### [OBJECTIVE]
In the entries below, find every line holding the string "LaTeX" and collect it.

### [EXTRACTED RECORDS]
------------------------------------------------------------
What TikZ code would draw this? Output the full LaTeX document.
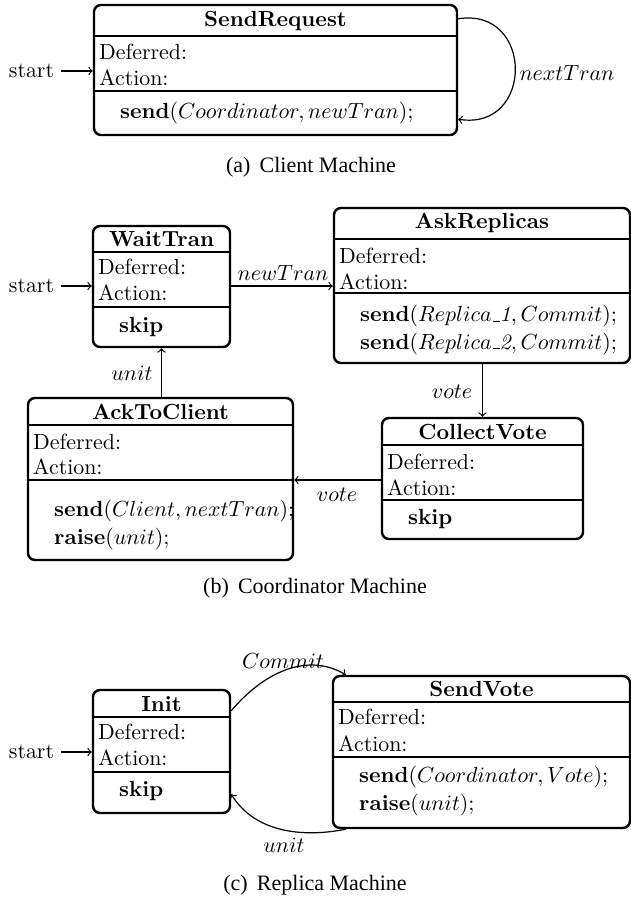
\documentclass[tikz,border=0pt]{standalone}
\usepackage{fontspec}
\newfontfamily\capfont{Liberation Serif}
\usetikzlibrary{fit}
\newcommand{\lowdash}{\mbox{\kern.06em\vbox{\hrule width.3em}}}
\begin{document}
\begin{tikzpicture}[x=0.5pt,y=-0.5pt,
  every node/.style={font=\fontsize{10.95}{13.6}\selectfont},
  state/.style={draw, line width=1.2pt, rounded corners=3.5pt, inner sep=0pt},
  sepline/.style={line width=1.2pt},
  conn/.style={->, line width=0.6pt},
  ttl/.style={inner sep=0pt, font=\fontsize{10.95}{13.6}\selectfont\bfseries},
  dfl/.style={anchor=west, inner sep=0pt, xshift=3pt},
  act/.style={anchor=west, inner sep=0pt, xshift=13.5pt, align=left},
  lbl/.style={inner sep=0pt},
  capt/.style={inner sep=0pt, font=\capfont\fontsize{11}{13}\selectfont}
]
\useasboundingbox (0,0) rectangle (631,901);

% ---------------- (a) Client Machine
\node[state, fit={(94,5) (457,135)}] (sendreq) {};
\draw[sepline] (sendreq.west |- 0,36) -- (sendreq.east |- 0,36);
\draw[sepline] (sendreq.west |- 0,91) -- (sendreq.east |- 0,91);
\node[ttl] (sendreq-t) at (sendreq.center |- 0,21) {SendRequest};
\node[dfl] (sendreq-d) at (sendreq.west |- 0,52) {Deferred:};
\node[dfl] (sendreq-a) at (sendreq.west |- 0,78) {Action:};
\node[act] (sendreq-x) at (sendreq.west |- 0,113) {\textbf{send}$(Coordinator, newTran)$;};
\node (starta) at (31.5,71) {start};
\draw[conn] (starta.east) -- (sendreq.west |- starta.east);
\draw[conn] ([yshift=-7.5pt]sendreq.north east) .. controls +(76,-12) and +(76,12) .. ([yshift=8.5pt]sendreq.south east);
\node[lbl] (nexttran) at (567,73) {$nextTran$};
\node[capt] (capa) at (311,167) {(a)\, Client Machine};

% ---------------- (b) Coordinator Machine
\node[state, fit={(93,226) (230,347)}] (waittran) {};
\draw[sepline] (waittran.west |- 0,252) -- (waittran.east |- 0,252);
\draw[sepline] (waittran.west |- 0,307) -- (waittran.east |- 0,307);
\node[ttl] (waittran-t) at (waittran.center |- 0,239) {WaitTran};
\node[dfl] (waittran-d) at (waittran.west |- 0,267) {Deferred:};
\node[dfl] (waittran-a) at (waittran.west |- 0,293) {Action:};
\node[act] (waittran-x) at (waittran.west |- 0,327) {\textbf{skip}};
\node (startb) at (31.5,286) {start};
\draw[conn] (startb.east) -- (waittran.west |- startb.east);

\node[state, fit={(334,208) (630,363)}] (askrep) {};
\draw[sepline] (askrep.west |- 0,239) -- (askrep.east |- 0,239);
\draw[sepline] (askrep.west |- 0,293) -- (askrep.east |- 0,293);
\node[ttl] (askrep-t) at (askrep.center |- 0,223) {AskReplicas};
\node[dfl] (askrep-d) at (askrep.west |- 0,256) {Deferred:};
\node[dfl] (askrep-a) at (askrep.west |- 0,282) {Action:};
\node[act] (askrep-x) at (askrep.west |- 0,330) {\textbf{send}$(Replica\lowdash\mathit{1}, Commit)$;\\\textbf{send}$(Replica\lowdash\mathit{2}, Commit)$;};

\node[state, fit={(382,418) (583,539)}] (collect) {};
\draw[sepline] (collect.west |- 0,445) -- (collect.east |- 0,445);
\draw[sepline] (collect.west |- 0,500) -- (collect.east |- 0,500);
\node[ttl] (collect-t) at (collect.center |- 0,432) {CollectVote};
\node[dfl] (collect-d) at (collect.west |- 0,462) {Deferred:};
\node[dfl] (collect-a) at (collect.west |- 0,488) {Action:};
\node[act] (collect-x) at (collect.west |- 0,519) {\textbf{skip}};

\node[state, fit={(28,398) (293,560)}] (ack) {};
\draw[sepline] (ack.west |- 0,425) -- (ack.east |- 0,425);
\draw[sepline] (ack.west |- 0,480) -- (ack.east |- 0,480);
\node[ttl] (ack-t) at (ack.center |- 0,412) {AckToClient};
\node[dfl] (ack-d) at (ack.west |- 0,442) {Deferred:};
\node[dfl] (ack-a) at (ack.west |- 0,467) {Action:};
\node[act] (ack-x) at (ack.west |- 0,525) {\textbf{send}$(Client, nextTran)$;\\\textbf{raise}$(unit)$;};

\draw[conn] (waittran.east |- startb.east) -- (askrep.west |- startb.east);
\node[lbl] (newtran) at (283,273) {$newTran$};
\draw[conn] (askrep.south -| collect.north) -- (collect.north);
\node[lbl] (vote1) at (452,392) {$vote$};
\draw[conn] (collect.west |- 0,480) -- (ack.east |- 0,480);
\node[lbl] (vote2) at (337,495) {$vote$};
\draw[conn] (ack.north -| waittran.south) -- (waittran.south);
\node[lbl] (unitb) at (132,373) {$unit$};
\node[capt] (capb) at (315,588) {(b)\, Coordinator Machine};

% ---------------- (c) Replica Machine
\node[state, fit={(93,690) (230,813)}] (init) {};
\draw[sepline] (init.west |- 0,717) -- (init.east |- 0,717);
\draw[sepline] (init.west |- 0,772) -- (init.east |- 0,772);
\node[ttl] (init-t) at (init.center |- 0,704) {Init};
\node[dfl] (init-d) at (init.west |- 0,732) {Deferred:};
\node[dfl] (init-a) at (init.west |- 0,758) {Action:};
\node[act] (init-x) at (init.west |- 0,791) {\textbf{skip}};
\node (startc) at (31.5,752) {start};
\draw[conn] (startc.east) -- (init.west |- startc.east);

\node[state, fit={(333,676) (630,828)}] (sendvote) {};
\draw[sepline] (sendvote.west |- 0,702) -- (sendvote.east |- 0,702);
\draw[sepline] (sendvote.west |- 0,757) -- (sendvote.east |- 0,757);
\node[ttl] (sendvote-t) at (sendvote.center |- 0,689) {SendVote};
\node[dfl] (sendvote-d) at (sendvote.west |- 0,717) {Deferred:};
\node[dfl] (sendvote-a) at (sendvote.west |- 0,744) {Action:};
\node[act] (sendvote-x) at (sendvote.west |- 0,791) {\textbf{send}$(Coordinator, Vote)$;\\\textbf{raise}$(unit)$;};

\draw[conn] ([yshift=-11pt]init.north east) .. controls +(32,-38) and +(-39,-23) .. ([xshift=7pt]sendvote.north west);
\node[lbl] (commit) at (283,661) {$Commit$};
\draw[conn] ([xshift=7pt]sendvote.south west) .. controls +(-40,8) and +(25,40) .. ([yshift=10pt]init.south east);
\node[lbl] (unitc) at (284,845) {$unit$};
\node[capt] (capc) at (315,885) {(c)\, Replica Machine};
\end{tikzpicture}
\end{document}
------------------------------------------------------------
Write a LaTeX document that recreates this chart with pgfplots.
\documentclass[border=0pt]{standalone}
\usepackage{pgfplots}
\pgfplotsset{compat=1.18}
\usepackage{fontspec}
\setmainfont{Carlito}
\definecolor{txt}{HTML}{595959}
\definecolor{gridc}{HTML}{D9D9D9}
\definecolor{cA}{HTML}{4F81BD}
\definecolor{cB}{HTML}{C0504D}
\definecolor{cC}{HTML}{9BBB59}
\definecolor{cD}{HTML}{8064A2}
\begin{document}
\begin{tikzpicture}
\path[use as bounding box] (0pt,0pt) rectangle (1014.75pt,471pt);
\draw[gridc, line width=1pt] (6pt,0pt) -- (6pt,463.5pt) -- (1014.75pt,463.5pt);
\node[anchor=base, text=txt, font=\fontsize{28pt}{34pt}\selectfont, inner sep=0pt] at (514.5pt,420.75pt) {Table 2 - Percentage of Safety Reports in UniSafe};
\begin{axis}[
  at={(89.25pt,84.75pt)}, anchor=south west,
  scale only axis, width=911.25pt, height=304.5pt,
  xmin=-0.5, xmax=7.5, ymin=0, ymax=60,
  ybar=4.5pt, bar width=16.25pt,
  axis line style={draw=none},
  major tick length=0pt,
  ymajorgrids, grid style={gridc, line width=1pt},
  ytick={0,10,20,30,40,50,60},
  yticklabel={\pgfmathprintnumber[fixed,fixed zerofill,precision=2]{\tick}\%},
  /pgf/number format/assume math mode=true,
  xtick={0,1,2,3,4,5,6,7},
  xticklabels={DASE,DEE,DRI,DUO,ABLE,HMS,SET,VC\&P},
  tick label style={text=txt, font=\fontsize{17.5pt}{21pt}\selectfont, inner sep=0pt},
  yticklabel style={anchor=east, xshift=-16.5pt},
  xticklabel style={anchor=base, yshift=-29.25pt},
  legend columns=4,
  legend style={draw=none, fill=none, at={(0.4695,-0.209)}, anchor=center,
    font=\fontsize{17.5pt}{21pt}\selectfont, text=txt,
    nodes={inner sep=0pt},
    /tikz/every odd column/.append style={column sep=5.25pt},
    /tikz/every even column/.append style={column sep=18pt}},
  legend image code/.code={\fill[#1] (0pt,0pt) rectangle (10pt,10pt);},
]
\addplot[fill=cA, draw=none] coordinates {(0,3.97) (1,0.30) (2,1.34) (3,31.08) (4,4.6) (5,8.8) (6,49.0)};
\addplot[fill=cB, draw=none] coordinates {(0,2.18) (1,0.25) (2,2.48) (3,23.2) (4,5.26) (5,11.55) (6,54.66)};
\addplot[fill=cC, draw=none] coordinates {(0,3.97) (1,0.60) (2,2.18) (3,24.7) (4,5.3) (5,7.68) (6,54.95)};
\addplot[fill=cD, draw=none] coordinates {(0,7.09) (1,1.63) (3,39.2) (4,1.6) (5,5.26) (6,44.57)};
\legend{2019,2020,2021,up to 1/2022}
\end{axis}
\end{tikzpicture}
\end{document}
------------------------------------------------------------
### [EXERCISE OUTPUT]
What TikZ code would draw this? Output the full LaTeX document.
Write a LaTeX document that recreates this chart with pgfplots.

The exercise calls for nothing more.